Rashid’s theory is that wider cultural forces are bringing people in. He likens the wider cultural forces—of materialism, instant gratification, failing institutions, and the deterioration of the traditional family—to a hurricane. “A hurricane affects everybody,” he said. “We are all in the same boat.” And although even Muslim youth are not immune to these pressures, Rashid said, Islam still has what he calls “social pressures” that provide social structure and expectations to ground its adherents.
He suspects that the emphasis on religion and family in Islam is what attracts Latinos and Latinas, who may have been raised in large, religious families. They are searching for strong religious and family networks of the kind they enjoyed growing up, but which they now find falling away for various reasons. “There is an emptiness,” Rashid said, and they are “not getting the answer at church.” In Catholicism, the faith in which the majority of Latinos are raised, believers go through priests for sacraments—baptism, confession, communion. By contrast, Rashid said, he observes that Latinos are attracted to the direct connection to the Creator they find that Islam offers (prayer—a direct relationship between the believer and God—is one of the five pillars of Islam, along with a profession of faith, fasting, almsgiving, and the Hajj pilgrimage to Mecca).

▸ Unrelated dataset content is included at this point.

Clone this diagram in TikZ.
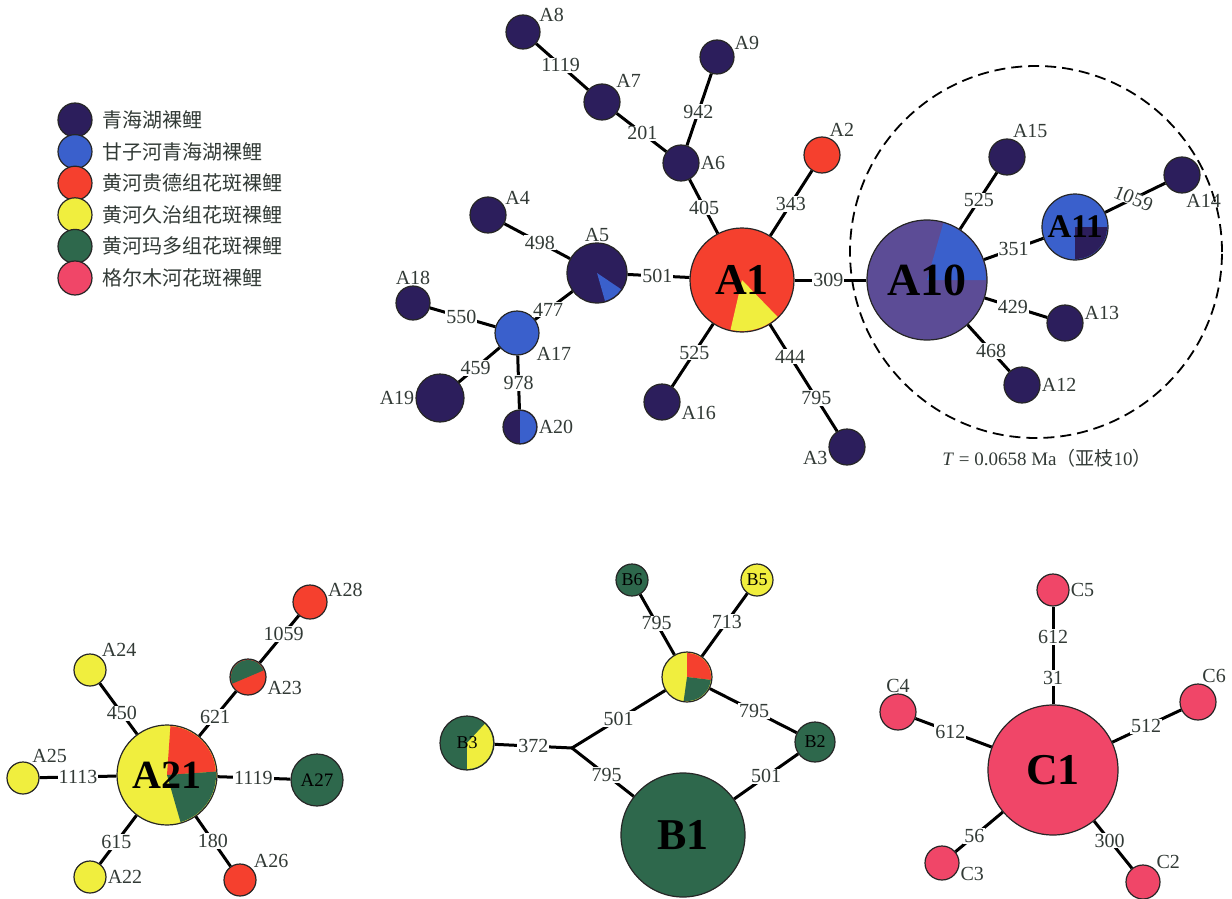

The sermon that Rashid and Khan had just heard that Friday was on the importance of reading in the Islamic tradition. The affable, youthful preacher, originally from Yemen, conducted his sermon in English. “A brother asked me the other day about how to handle the problems in the Muslim community with the youth,” he said. “Issues like mental health, issues like identity challenges, [in] the Muslim American space, people who are born and raised here.” He responded with four characteristics of a successful community: a strong family, next, a strong faith community with shared norms and values, then investment in education, and finally, an understanding of the law and of dominant culture, which he defined as “a way and style of life.”